-- Start Materials provided --

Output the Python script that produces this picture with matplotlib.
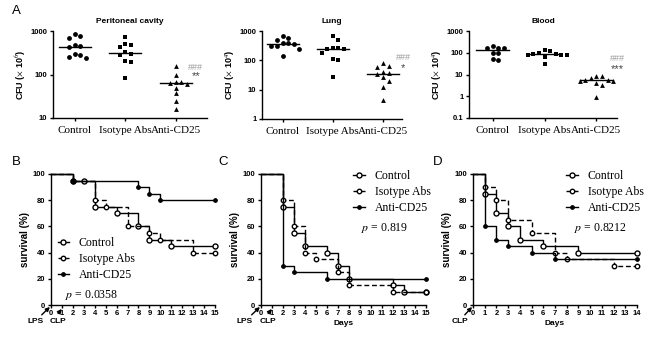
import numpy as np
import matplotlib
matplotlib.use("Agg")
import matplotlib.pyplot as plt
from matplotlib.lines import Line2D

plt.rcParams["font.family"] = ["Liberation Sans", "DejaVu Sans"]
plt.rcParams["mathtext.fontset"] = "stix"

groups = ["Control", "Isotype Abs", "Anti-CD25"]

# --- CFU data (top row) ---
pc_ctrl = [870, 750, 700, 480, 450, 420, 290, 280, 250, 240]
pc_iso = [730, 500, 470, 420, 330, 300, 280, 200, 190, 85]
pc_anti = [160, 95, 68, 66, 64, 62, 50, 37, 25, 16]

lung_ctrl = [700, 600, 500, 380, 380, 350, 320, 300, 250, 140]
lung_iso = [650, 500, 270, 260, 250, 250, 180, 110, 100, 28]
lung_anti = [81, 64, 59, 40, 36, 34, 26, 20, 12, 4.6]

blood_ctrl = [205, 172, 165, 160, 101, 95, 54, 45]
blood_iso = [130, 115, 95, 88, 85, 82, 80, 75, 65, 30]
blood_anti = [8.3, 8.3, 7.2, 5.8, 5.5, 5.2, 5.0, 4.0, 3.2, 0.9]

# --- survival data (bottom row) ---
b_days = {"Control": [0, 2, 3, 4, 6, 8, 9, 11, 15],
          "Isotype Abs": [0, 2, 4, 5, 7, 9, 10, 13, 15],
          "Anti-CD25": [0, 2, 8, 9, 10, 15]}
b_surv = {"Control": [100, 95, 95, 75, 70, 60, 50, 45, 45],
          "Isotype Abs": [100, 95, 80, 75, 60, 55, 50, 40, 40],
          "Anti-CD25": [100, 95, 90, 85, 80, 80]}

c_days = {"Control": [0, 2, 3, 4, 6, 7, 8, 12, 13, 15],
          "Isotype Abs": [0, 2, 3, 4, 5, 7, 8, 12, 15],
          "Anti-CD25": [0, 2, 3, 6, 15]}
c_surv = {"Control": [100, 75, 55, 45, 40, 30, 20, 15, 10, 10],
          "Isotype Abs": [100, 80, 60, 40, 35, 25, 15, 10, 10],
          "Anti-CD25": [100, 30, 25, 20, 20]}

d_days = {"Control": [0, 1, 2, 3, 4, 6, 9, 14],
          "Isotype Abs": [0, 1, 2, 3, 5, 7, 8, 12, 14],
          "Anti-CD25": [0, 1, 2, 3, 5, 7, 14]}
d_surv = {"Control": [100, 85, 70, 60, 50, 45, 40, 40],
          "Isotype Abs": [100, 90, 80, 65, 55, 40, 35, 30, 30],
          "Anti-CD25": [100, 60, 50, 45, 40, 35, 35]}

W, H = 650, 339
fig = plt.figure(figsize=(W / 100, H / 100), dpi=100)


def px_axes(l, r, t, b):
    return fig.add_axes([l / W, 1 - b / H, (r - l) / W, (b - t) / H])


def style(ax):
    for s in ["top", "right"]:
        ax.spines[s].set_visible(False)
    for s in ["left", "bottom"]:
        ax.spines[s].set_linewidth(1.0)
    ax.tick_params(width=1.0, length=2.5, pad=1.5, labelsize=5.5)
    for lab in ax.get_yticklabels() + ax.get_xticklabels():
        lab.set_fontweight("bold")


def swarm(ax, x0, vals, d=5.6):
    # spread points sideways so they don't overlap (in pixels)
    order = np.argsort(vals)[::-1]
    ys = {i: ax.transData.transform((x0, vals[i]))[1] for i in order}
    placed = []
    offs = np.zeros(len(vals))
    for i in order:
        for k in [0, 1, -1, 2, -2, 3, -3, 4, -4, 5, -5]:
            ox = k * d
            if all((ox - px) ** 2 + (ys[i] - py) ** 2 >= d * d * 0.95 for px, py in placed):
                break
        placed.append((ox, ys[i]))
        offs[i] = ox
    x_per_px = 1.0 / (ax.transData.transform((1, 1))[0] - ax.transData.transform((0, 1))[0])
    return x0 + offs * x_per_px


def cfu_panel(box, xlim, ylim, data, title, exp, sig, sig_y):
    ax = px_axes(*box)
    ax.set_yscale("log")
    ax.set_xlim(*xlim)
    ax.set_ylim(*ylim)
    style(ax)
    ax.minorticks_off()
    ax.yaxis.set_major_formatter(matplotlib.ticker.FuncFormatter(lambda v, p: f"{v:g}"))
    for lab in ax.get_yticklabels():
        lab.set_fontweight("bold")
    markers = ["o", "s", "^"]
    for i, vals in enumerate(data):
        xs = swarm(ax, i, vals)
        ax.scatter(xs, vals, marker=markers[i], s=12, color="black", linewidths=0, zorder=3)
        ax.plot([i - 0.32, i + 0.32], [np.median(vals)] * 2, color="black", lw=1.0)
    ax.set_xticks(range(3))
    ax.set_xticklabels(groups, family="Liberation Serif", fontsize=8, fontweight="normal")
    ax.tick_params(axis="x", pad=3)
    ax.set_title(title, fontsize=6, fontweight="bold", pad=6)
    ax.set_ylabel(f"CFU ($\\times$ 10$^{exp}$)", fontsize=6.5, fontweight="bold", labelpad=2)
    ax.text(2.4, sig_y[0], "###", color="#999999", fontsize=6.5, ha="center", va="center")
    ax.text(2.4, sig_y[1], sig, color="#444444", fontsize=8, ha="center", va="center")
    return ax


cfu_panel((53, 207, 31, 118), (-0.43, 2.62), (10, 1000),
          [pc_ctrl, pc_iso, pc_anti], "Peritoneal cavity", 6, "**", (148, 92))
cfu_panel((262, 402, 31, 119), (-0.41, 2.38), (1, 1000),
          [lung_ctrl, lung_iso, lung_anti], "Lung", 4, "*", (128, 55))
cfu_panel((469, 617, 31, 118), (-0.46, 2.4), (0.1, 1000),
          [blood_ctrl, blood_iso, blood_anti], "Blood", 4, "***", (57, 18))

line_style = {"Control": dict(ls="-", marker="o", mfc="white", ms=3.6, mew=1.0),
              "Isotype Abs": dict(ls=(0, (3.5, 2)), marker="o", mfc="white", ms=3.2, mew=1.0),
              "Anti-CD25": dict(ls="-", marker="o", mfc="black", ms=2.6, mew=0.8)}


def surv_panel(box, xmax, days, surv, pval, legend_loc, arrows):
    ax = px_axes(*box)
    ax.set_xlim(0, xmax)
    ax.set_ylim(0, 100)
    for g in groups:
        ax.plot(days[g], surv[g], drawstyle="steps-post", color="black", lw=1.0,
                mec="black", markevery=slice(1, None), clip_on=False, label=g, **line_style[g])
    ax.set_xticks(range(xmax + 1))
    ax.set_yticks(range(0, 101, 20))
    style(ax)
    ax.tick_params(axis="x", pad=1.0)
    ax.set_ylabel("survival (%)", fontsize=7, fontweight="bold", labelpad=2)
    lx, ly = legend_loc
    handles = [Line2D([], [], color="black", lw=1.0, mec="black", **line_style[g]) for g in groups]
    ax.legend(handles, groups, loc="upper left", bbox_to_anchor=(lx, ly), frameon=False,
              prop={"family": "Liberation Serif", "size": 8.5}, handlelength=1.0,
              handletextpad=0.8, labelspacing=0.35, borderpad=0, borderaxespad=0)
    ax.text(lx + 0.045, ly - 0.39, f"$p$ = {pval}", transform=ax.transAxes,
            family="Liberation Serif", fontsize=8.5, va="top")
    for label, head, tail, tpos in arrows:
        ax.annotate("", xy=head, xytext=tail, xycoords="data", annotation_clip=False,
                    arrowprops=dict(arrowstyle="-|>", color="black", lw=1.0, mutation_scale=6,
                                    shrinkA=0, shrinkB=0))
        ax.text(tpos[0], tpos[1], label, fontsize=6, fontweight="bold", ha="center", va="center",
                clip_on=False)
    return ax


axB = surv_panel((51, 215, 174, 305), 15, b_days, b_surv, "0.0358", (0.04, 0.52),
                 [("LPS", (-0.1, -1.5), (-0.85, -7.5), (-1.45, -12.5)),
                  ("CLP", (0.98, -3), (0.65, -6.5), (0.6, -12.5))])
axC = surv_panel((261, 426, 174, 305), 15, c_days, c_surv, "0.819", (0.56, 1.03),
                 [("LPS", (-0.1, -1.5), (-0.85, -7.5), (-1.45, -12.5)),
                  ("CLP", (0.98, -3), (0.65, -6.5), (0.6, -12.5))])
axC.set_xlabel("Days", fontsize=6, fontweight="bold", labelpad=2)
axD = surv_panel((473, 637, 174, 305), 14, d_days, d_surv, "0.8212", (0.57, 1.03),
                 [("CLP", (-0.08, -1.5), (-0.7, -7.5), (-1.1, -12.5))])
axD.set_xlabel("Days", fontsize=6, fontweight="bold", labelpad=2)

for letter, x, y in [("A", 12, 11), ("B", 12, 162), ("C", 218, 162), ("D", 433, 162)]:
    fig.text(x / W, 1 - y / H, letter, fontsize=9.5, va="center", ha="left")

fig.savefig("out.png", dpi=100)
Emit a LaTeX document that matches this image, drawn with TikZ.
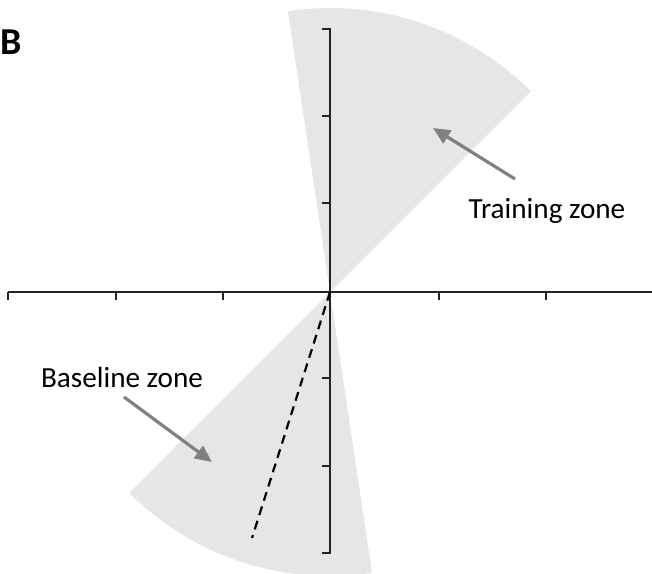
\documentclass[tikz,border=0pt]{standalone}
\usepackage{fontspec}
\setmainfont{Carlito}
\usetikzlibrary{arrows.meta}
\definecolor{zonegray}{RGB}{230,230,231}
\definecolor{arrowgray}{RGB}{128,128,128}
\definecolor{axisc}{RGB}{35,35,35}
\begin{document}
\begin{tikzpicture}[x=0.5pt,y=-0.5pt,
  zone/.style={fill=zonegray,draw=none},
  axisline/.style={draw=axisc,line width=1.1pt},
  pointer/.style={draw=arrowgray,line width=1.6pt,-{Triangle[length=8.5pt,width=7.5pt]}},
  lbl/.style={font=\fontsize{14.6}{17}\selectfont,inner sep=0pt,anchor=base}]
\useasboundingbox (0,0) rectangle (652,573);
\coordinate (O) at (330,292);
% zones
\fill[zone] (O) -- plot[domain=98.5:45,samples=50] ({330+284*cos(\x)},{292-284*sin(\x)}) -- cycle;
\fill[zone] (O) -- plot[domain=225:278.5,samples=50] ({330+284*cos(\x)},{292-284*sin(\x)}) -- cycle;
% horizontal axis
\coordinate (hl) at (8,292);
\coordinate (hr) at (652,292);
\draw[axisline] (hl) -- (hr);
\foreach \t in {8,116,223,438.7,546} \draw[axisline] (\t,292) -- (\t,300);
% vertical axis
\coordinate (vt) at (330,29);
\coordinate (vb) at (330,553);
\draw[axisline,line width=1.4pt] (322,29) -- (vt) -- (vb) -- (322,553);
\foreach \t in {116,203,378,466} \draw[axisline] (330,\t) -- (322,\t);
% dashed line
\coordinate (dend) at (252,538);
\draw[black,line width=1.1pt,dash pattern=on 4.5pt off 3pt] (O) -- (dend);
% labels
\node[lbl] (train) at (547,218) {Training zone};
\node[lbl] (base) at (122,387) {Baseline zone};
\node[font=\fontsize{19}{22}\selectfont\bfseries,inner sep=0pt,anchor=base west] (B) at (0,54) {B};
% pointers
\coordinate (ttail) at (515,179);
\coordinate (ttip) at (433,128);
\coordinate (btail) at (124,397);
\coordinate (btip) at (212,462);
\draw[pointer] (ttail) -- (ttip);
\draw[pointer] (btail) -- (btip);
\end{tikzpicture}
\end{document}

-- End Materials provided --

Task requirements: Copy, from the material above, each line in which the string "with" occurs.

Worked solution:
Output the Python script that produces this picture with matplotlib.
Emit a LaTeX document that matches this image, drawn with TikZ.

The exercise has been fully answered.